*Task to carry out*
Reproduce each line of the material exactly, minus any picture.

*Data segment*
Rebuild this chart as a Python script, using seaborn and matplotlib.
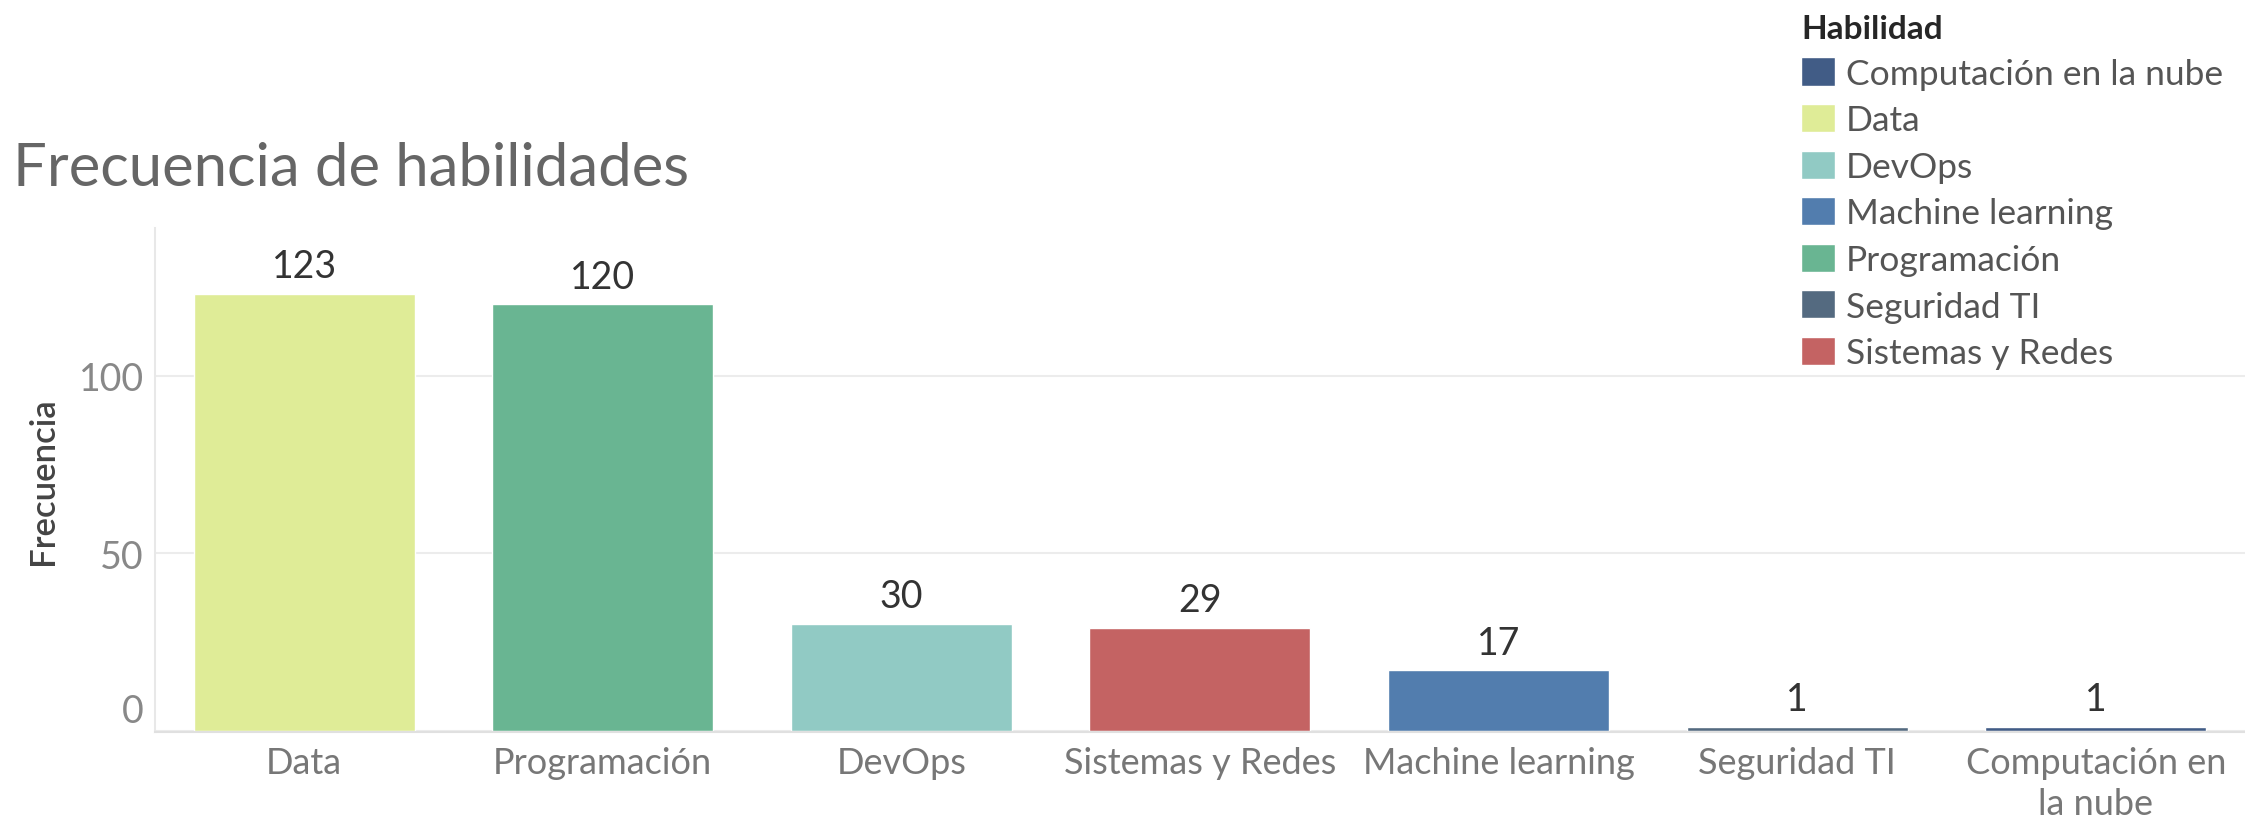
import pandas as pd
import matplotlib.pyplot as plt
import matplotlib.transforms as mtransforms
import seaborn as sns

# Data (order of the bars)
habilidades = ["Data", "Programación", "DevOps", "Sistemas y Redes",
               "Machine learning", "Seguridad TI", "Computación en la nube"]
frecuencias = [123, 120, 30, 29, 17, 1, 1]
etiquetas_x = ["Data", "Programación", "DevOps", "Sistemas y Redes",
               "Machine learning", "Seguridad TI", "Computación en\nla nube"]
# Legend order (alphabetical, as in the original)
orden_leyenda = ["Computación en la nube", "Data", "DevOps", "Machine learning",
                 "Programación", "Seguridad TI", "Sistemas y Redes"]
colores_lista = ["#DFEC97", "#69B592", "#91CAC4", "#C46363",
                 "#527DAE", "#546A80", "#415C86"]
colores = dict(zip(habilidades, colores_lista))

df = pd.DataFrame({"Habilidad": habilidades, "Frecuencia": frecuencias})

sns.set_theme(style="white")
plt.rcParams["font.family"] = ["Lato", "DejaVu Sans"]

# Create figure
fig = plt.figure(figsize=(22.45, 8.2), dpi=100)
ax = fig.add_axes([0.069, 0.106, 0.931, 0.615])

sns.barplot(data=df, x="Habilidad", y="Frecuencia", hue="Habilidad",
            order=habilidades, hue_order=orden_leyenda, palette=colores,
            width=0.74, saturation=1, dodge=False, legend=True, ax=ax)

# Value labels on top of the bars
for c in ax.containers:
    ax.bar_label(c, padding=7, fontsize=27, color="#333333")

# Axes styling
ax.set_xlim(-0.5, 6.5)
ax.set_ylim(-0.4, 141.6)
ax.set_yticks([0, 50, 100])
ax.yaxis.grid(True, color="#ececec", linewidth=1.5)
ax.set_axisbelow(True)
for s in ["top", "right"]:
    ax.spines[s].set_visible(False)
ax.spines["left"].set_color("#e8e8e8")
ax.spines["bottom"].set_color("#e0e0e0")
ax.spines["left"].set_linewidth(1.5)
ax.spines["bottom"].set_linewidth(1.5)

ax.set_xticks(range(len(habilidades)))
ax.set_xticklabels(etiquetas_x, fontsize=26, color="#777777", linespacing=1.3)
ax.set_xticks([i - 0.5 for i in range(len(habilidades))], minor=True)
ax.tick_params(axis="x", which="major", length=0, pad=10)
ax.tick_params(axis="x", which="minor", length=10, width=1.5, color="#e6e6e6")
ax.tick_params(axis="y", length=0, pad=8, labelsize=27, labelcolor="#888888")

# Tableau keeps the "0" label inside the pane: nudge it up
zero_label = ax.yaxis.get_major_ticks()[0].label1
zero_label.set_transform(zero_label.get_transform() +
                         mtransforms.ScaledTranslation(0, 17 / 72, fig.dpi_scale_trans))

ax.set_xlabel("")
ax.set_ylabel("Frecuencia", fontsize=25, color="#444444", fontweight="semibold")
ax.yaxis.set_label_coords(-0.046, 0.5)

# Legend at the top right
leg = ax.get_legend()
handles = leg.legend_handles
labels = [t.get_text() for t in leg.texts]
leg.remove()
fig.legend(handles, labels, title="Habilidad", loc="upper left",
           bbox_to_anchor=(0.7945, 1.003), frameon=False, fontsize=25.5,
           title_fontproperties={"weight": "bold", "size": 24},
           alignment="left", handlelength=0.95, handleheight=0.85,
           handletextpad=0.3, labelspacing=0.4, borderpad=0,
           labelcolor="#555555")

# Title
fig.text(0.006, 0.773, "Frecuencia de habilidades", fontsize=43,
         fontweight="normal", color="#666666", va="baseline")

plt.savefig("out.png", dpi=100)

*Result of the task*
Rebuild this chart as a Python script, using seaborn and matplotlib.
import pandas as pd
import matplotlib.pyplot as plt
import matplotlib.transforms as mtransforms
import seaborn as sns

# Data (order of the bars)
habilidades = ["Data", "Programación", "DevOps", "Sistemas y Redes",
               "Machine learning", "Seguridad TI", "Computación en la nube"]
frecuencias = [123, 120, 30, 29, 17, 1, 1]
etiquetas_x = ["Data", "Programación", "DevOps", "Sistemas y Redes",
               "Machine learning", "Seguridad TI", "Computación en\nla nube"]
# Legend order (alphabetical, as in the original)
orden_leyenda = ["Computación en la nube", "Data", "DevOps", "Machine learning",
                 "Programación", "Seguridad TI", "Sistemas y Redes"]
colores_lista = ["#DFEC97", "#69B592", "#91CAC4", "#C46363",
                 "#527DAE", "#546A80", "#415C86"]
colores = dict(zip(habilidades, colores_lista))

df = pd.DataFrame({"Habilidad": habilidades, "Frecuencia": frecuencias})

sns.set_theme(style="white")
plt.rcParams["font.family"] = ["Lato", "DejaVu Sans"]

# Create figure
fig = plt.figure(figsize=(22.45, 8.2), dpi=100)
ax = fig.add_axes([0.069, 0.106, 0.931, 0.615])

sns.barplot(data=df, x="Habilidad", y="Frecuencia", hue="Habilidad",
            order=habilidades, hue_order=orden_leyenda, palette=colores,
            width=0.74, saturation=1, dodge=False, legend=True, ax=ax)

# Value labels on top of the bars
for c in ax.containers:
    ax.bar_label(c, padding=7, fontsize=27, color="#333333")

# Axes styling
ax.set_xlim(-0.5, 6.5)
ax.set_ylim(-0.4, 141.6)
ax.set_yticks([0, 50, 100])
ax.yaxis.grid(True, color="#ececec", linewidth=1.5)
ax.set_axisbelow(True)
for s in ["top", "right"]:
    ax.spines[s].set_visible(False)
ax.spines["left"].set_color("#e8e8e8")
ax.spines["bottom"].set_color("#e0e0e0")
ax.spines["left"].set_linewidth(1.5)
ax.spines["bottom"].set_linewidth(1.5)

ax.set_xticks(range(len(habilidades)))
ax.set_xticklabels(etiquetas_x, fontsize=26, color="#777777", linespacing=1.3)
ax.set_xticks([i - 0.5 for i in range(len(habilidades))], minor=True)
ax.tick_params(axis="x", which="major", length=0, pad=10)
ax.tick_params(axis="x", which="minor", length=10, width=1.5, color="#e6e6e6")
ax.tick_params(axis="y", length=0, pad=8, labelsize=27, labelcolor="#888888")

# Tableau keeps the "0" label inside the pane: nudge it up
zero_label = ax.yaxis.get_major_ticks()[0].label1
zero_label.set_transform(zero_label.get_transform() +
                         mtransforms.ScaledTranslation(0, 17 / 72, fig.dpi_scale_trans))

ax.set_xlabel("")
ax.set_ylabel("Frecuencia", fontsize=25, color="#444444", fontweight="semibold")
ax.yaxis.set_label_coords(-0.046, 0.5)

# Legend at the top right
leg = ax.get_legend()
handles = leg.legend_handles
labels = [t.get_text() for t in leg.texts]
leg.remove()
fig.legend(handles, labels, title="Habilidad", loc="upper left",
           bbox_to_anchor=(0.7945, 1.003), frameon=False, fontsize=25.5,
           title_fontproperties={"weight": "bold", "size": 24},
           alignment="left", handlelength=0.95, handleheight=0.85,
           handletextpad=0.3, labelspacing=0.4, borderpad=0,
           labelcolor="#555555")

# Title
fig.text(0.006, 0.773, "Frecuencia de habilidades", fontsize=43,
         fontweight="normal", color="#666666", va="baseline")

plt.savefig("out.png", dpi=100)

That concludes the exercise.